The challenge in March was to revisit winter locations and see what changes have occurred over a period of a couple of months. This month, we’d like to change things a bit and see what species you can record over a period of a month at your favourite patch. As temperatures soar across several parts of the country, you might just like to sit down in the shade and count some birds – you can do this month’s challenge without moving!
By looking regularly for birds at a single location, we better understand how regularly or irregularly particular species are seen at the same location, and how their occurrence and numbers change over the seasons. We also get into the habit of being on a constant lookout for birds and so tend to notice much more of what is around us. We encourage entering counts (careful estimation or precise counts) as opposed to entering an ‘X’.
If you are able to explore several birding spots during the month, please do! But at the same time, do try and do regular 15-minute lists through the month at your home, office, campus, or any location you regularly visit.

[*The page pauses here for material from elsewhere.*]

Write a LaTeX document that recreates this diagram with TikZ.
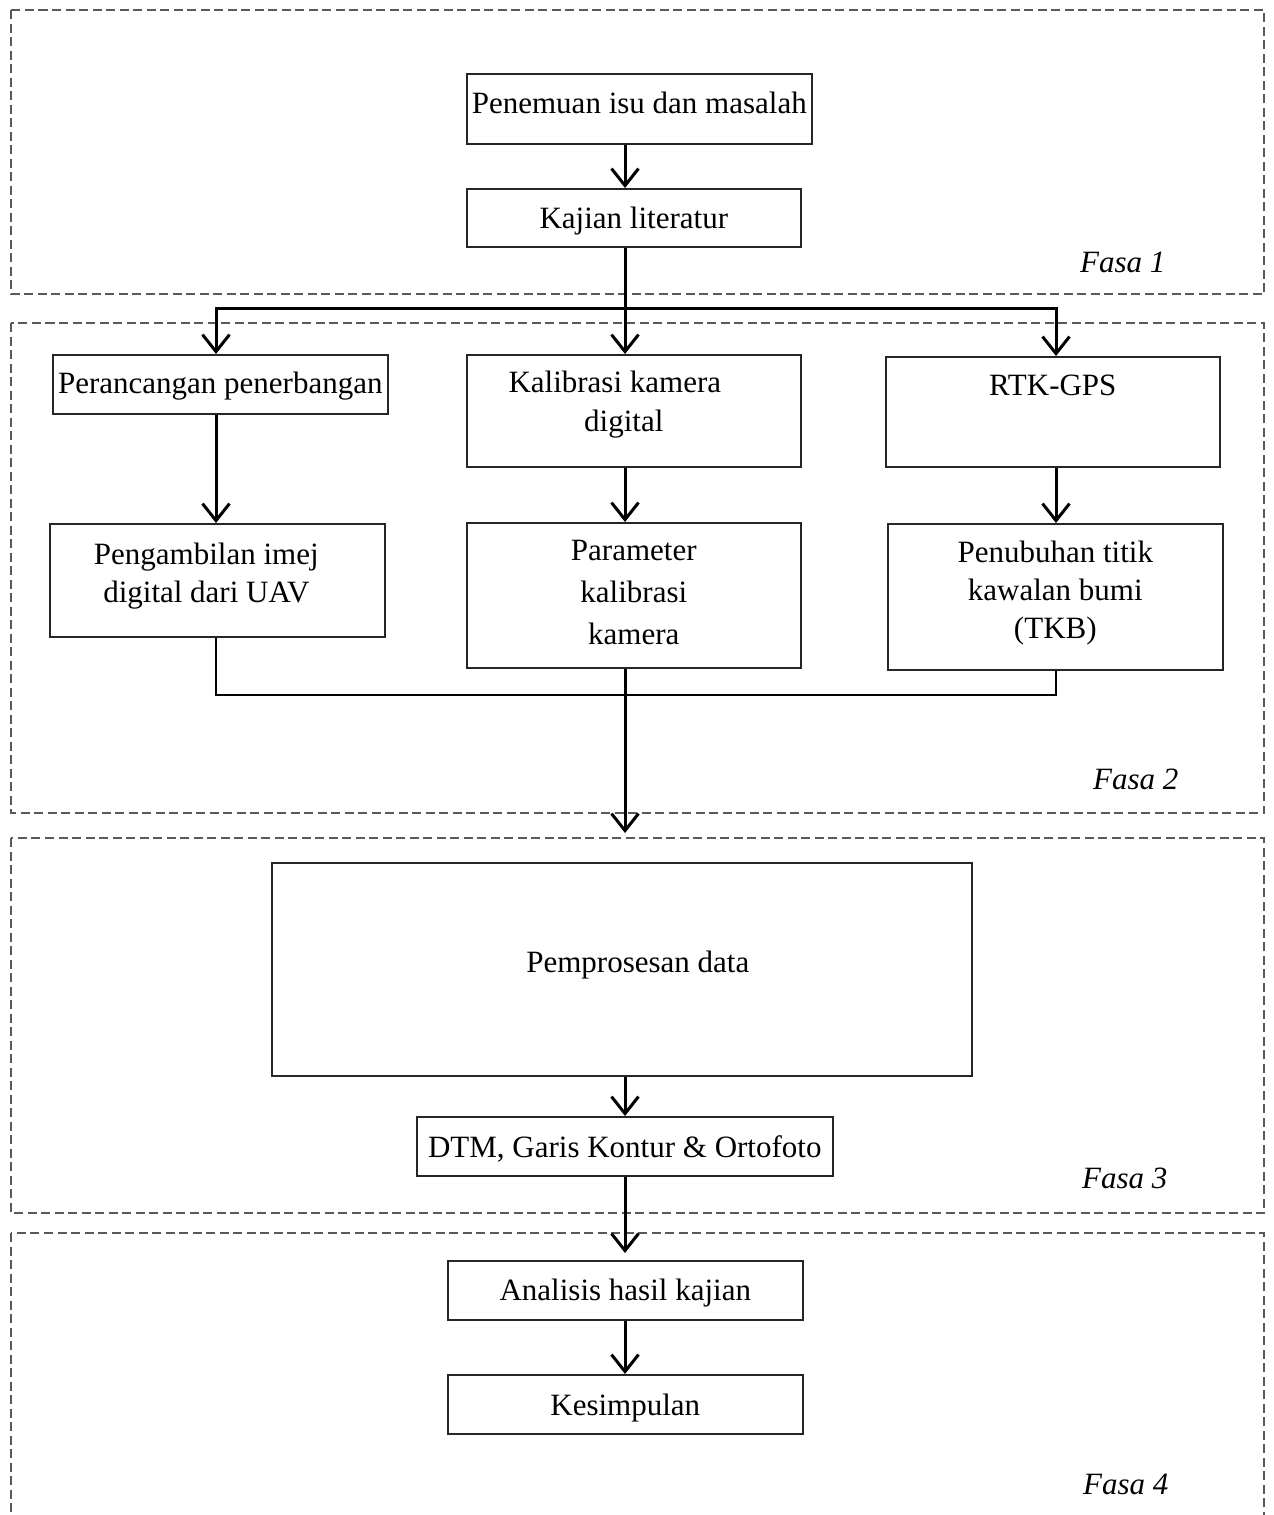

Why 15 minutes and stationary? A standardized protocol makes it easier to understand and compare data across various regions in a fair manner. Just as it would be unfair to compare lists from a location where one has walked 1 km over an hour as opposed to lists where one is stationary for 30 minutes.
In the past, we have seen the kind of data that can be generated through such a coordinated effort. So, do go out, look around for 15 minutes and upload your complete checklists!
Do note that unlike in previous challenges, eligible lists for the April challenge must use the stationery protocol, and must be for exactly 15 minutes.
Please upload all your lists by 5 May so that we can announce the results the next day.